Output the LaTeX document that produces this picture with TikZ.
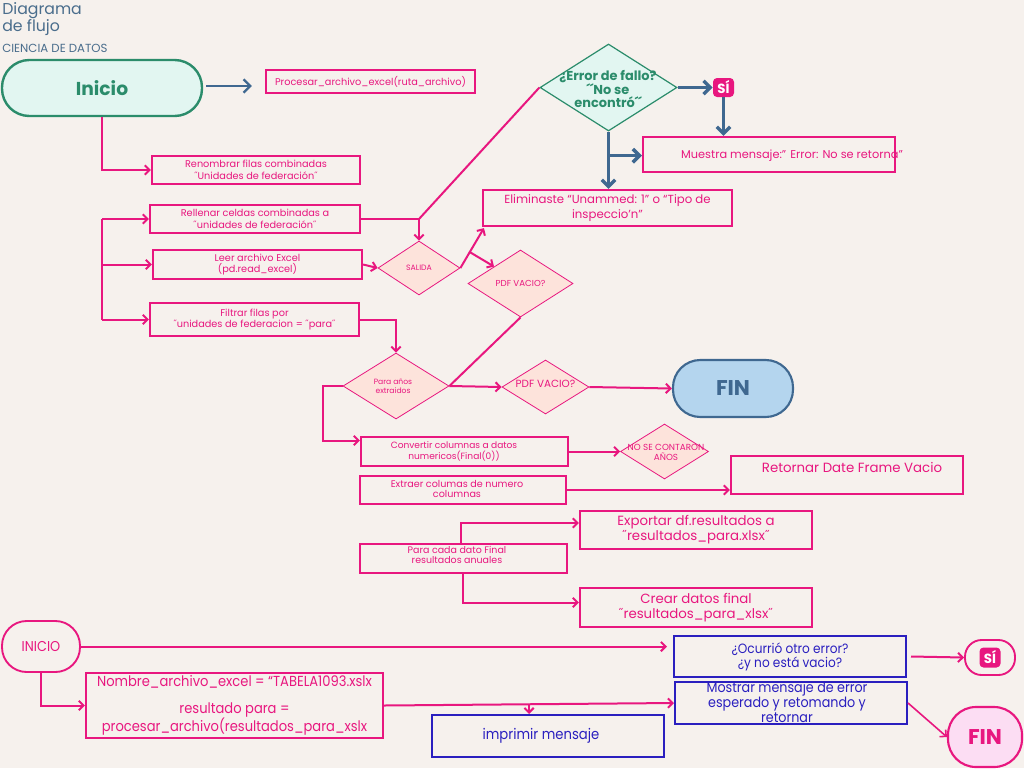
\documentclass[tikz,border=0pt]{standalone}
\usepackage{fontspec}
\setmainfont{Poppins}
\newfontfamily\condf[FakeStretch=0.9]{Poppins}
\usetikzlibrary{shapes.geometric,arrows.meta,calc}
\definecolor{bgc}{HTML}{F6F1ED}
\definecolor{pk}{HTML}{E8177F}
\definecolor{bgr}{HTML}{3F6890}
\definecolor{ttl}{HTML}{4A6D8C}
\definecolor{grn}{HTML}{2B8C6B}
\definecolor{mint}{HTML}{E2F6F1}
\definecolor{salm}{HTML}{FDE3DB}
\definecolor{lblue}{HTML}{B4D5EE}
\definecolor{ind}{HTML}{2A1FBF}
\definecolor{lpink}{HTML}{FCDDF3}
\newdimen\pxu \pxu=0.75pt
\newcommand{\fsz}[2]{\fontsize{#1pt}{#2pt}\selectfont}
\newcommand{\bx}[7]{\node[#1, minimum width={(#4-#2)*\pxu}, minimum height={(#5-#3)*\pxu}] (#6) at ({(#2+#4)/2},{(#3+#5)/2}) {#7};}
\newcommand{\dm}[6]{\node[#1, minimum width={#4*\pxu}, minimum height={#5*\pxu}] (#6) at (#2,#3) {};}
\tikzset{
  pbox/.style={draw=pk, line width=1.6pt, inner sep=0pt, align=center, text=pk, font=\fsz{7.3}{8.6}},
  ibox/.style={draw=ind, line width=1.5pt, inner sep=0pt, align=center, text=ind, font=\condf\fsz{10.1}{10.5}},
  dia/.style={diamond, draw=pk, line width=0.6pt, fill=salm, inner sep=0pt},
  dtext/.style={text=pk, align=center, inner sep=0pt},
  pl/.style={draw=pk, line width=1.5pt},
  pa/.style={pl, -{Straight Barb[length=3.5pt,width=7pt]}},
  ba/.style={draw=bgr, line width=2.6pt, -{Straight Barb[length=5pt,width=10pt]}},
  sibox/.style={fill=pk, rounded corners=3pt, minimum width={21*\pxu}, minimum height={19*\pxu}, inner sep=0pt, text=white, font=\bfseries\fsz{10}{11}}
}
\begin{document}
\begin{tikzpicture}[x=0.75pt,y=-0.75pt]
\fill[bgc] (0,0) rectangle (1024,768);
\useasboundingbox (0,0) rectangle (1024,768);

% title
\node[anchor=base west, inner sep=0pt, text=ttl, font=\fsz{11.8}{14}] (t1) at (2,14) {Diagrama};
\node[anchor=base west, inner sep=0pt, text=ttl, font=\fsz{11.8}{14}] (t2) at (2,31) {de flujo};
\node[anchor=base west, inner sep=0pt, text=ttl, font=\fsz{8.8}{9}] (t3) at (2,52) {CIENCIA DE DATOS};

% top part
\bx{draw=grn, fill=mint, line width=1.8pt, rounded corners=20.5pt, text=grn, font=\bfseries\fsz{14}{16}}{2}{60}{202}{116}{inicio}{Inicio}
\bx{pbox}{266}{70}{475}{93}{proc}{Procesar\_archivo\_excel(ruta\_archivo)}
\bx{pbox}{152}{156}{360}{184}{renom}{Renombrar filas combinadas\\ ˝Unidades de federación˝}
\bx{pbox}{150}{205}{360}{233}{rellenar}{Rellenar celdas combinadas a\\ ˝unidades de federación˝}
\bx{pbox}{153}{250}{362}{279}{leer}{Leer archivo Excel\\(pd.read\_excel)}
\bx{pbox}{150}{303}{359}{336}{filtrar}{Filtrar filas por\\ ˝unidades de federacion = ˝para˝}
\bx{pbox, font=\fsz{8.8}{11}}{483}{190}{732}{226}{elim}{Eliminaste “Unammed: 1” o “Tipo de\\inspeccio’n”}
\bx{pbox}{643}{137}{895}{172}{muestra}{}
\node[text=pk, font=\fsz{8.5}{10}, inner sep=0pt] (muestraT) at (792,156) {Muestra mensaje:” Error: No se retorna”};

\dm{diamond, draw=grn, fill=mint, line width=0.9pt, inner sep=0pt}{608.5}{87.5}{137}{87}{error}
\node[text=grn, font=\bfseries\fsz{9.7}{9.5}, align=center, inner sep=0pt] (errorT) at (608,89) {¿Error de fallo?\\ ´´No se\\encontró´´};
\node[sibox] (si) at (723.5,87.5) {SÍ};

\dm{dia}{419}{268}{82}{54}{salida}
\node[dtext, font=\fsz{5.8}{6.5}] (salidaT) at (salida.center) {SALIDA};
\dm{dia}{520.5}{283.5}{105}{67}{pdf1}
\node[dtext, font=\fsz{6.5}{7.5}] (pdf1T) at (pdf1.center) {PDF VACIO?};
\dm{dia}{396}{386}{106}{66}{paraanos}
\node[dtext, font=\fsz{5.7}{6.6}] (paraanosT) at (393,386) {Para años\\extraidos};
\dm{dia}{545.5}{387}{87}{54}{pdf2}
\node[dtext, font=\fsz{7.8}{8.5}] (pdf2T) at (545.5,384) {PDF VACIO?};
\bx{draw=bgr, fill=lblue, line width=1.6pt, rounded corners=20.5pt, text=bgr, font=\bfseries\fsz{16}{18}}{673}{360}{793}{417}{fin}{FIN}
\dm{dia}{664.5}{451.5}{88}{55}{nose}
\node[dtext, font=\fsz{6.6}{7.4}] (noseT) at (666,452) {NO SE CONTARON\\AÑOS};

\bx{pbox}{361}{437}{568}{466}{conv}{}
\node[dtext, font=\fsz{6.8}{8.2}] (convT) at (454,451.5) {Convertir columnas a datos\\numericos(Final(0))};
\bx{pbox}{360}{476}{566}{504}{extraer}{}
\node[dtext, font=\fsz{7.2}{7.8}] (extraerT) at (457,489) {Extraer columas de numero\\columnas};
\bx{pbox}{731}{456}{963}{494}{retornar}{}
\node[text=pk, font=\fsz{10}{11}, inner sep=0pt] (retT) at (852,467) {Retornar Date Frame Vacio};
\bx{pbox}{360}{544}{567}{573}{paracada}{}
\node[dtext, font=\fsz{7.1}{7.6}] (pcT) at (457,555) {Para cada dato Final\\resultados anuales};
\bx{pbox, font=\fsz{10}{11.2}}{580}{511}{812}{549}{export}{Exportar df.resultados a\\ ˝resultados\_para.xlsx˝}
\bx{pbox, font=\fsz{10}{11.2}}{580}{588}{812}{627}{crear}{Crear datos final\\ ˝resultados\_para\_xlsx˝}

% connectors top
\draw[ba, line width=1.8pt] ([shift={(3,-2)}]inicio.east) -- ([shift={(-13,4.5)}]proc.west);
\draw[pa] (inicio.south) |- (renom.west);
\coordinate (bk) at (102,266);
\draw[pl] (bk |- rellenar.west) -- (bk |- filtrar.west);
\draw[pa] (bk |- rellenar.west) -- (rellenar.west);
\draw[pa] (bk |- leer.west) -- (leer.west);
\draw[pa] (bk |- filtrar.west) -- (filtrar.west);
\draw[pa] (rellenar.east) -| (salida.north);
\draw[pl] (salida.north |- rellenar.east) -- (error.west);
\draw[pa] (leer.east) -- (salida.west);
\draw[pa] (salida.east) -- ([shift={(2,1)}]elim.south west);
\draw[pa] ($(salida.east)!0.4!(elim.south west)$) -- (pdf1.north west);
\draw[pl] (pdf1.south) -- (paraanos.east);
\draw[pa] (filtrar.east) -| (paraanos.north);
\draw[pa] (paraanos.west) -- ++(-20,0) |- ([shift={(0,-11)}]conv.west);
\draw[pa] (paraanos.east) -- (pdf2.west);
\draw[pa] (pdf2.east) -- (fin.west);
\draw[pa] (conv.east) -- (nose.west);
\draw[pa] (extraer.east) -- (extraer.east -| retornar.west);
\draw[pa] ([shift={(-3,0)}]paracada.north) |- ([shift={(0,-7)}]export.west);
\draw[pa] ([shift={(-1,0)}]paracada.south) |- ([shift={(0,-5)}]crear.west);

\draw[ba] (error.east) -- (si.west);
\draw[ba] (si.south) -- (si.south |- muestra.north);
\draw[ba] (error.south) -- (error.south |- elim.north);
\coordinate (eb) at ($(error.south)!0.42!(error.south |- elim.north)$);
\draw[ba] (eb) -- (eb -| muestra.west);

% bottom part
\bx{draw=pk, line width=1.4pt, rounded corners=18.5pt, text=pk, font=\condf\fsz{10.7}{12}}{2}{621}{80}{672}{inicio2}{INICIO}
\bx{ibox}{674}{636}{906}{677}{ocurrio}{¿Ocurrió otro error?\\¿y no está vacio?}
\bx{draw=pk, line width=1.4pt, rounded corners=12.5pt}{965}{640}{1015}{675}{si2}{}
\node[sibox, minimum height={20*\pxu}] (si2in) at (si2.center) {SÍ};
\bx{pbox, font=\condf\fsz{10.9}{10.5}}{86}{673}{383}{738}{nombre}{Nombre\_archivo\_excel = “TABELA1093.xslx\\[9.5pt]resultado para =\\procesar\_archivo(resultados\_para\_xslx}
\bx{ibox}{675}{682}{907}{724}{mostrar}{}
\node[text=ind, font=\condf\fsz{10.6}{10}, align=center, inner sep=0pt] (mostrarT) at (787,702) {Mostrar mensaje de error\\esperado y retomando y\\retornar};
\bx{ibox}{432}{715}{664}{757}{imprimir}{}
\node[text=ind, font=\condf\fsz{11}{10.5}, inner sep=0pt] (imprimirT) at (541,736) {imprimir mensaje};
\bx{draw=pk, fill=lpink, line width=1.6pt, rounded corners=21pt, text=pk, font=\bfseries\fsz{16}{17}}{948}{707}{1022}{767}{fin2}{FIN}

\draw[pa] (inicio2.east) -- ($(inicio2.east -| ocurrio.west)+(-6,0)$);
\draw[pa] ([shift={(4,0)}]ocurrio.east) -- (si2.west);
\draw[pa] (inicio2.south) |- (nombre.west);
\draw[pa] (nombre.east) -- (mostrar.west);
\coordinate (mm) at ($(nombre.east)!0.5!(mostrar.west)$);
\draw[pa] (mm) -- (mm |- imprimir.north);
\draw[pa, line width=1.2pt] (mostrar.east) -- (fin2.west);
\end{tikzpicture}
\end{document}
######
* **WORK INSTRUCTIONS**:
Return exactly what appears from the opening line of the material through the line with "(t3) at (2,52)", apart from the pictures.

* **PROBLEM SOLUTION**:
Output the LaTeX document that produces this picture with TikZ.
\documentclass[tikz,border=0pt]{standalone}
\usepackage{fontspec}
\setmainfont{Poppins}
\newfontfamily\condf[FakeStretch=0.9]{Poppins}
\usetikzlibrary{shapes.geometric,arrows.meta,calc}
\definecolor{bgc}{HTML}{F6F1ED}
\definecolor{pk}{HTML}{E8177F}
\definecolor{bgr}{HTML}{3F6890}
\definecolor{ttl}{HTML}{4A6D8C}
\definecolor{grn}{HTML}{2B8C6B}
\definecolor{mint}{HTML}{E2F6F1}
\definecolor{salm}{HTML}{FDE3DB}
\definecolor{lblue}{HTML}{B4D5EE}
\definecolor{ind}{HTML}{2A1FBF}
\definecolor{lpink}{HTML}{FCDDF3}
\newdimen\pxu \pxu=0.75pt
\newcommand{\fsz}[2]{\fontsize{#1pt}{#2pt}\selectfont}
\newcommand{\bx}[7]{\node[#1, minimum width={(#4-#2)*\pxu}, minimum height={(#5-#3)*\pxu}] (#6) at ({(#2+#4)/2},{(#3+#5)/2}) {#7};}
\newcommand{\dm}[6]{\node[#1, minimum width={#4*\pxu}, minimum height={#5*\pxu}] (#6) at (#2,#3) {};}
\tikzset{
  pbox/.style={draw=pk, line width=1.6pt, inner sep=0pt, align=center, text=pk, font=\fsz{7.3}{8.6}},
  ibox/.style={draw=ind, line width=1.5pt, inner sep=0pt, align=center, text=ind, font=\condf\fsz{10.1}{10.5}},
  dia/.style={diamond, draw=pk, line width=0.6pt, fill=salm, inner sep=0pt},
  dtext/.style={text=pk, align=center, inner sep=0pt},
  pl/.style={draw=pk, line width=1.5pt},
  pa/.style={pl, -{Straight Barb[length=3.5pt,width=7pt]}},
  ba/.style={draw=bgr, line width=2.6pt, -{Straight Barb[length=5pt,width=10pt]}},
  sibox/.style={fill=pk, rounded corners=3pt, minimum width={21*\pxu}, minimum height={19*\pxu}, inner sep=0pt, text=white, font=\bfseries\fsz{10}{11}}
}
\begin{document}
\begin{tikzpicture}[x=0.75pt,y=-0.75pt]
\fill[bgc] (0,0) rectangle (1024,768);
\useasboundingbox (0,0) rectangle (1024,768);

% title
\node[anchor=base west, inner sep=0pt, text=ttl, font=\fsz{11.8}{14}] (t1) at (2,14) {Diagrama};
\node[anchor=base west, inner sep=0pt, text=ttl, font=\fsz{11.8}{14}] (t2) at (2,31) {de flujo};
\node[anchor=base west, inner sep=0pt, text=ttl, font=\fsz{8.8}{9}] (t3) at (2,52) {CIENCIA DE DATOS};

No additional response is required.